The New York Post
THE POLITICALLY INCORRECT GUIDE TO AMERICAN HISTORY
by Thomas Woods
(Regnery: Washington DC, 2004)
reviewed by
Mark Goldblatt
March 20, 2005
It would be possible to write a history of America focusing on the cruelty of the Indians towards European settlers and their descendants, citing broken treaties, kidnappings, and assorted massacres of white women and children. Such a book would be factually correct but would miss the forest for the trees–since the wide angle view cannot avoid the genocidal upheavals visited upon the Indians, intentionally and unintentionally, by whites. On the outskirts of the political left, Howard Zinn is notable for an overriding forest-trees problem; his determination to highlight every instance of ethnic minorities and working poor being exploited by wealthy capitalists blinds him to the long-term trend in American history towards greater social justice.
Thomas Woods should be understood as the far right’s answer to Howard Zinn. The first chapter of Woods’s new book The Politically Incorrect Guide to American History sets the tone. While he doesn’t deny the “injustice and maltreatment” of Indians throughout American history, he notes that during the colonial period Harvard College admitted Indian students, that colonists “could and did receive the death penalty for murdering Indians” and that Indian converts to Christianity “enjoyed considerable autonomy.” The qualifier “considerable” is telling; Woods is cherry picking facts. It’s true, as he asserts, that Indians were quite cognizant of land ownership; for millennia, they’d fought tribal wars over disputed territories, so they knew what selling their land to whites meant. But Woods skirts the fact that such sales were often made under duress. If relations between the groups were hunky-dory, then why, in 1643, did whites form the Confederation of New England “in case of conflict with the Indians”?
Woods’s take on the forty year run up to the Civil War has the southern states essentially minding their own business, enduring multiple provocations from the North, until finally they felt compelled to secede. Well, maybe, but the business they were minding was slaveholding. That’s the forest. The trees are that the motives for North’s actions were not altogether altruistic, that John Brown might’ve received financial support from New England abolitionists, and that the southern states had a plausible constitutional right to secede. Woods misses the idea that wars of narrow self-interest occasionally morph into grand moral causes–as is happening, even now, in the Middle East. If you overlook the moral component of the Civil War, you might as well argue that the U.S. had no quarrel with the Nazis because Germany had been screwed by the Treaty of Versailles after World War One.

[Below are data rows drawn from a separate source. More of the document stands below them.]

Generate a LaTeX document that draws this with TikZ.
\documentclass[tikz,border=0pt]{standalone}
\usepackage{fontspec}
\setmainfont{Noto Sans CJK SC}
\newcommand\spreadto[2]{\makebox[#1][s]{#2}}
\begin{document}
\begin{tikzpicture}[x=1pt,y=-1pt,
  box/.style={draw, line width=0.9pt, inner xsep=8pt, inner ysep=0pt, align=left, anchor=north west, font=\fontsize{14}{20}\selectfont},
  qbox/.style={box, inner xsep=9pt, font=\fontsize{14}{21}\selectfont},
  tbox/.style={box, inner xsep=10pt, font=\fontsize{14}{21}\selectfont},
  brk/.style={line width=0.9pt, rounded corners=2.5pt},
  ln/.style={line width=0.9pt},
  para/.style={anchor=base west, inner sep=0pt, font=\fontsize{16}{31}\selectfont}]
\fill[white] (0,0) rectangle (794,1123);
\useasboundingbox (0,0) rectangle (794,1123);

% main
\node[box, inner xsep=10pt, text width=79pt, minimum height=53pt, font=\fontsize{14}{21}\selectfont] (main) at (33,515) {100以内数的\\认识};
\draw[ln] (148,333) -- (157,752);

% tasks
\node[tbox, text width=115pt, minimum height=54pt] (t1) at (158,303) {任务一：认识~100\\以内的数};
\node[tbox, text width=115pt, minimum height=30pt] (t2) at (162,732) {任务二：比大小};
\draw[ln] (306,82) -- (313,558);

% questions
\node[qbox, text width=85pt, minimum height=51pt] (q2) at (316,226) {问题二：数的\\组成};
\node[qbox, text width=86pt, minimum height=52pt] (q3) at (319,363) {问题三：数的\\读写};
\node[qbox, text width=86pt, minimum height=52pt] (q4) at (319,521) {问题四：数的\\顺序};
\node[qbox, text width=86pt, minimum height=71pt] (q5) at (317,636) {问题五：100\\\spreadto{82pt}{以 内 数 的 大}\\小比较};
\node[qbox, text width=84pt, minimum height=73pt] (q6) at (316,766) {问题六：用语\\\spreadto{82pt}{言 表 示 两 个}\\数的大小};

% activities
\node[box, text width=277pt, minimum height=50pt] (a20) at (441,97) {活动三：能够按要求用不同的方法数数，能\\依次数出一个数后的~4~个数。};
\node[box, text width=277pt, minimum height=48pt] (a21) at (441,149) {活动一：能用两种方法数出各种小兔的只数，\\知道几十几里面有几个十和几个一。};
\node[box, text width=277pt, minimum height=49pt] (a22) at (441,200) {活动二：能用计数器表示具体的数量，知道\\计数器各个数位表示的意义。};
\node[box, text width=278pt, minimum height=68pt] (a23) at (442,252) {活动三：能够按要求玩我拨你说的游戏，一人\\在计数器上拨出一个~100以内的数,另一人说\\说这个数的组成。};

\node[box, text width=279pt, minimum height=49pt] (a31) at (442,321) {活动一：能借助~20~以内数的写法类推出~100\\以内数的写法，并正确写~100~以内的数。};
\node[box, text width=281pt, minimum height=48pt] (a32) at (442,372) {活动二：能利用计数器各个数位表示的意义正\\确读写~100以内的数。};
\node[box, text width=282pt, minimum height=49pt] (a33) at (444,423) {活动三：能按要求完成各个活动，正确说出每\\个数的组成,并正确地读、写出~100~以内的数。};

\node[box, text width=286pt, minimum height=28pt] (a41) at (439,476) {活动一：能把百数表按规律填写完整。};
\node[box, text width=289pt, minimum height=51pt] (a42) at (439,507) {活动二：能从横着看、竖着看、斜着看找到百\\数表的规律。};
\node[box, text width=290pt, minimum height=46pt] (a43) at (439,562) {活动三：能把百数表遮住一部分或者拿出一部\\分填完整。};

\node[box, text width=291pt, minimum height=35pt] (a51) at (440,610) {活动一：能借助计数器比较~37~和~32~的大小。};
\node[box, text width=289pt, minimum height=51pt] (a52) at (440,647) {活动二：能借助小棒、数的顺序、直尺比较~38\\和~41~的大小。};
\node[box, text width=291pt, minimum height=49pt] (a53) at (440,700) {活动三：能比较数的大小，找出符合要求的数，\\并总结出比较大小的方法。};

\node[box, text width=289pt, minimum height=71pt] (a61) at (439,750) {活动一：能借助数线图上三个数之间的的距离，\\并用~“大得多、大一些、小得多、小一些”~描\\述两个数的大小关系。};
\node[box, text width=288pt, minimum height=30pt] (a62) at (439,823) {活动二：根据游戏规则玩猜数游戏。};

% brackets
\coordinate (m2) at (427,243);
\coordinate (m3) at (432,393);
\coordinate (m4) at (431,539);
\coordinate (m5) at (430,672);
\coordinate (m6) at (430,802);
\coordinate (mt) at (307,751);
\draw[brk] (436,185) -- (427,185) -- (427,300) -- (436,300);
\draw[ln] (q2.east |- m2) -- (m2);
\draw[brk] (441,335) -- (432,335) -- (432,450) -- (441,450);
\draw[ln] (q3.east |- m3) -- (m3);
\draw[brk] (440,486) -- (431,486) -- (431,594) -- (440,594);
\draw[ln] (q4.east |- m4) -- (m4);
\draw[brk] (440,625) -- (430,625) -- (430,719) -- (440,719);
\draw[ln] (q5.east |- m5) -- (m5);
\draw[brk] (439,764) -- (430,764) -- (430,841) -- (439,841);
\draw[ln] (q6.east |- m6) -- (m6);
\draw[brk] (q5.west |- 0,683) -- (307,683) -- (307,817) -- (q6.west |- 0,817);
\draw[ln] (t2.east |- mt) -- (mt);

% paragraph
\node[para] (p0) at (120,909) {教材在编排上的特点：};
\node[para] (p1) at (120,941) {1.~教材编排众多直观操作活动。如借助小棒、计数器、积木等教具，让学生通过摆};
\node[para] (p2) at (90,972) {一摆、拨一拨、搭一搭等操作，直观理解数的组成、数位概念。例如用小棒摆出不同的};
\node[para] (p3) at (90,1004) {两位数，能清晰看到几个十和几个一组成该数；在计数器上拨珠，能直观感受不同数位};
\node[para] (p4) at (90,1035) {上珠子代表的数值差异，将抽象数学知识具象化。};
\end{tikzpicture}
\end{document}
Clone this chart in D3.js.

Sorry, that’s Chapter Thirteen.
This isn’t to say that Woods has written a worthless book. His analysis of the dubious benefits of antitrust legislation is strong, as is his take on the financial policies leading to the Depression; he does a good job rehabilitating Presidents Harding and Coolidge and taking FDR down a peg. Woods is generally on more solid ground talking about economics than about ethics. Indeed, he never comes to grips with the notion that history and morality are bound together, and that winding up on the side of the angels–the side of Jefferson’s self-evident truths–counts.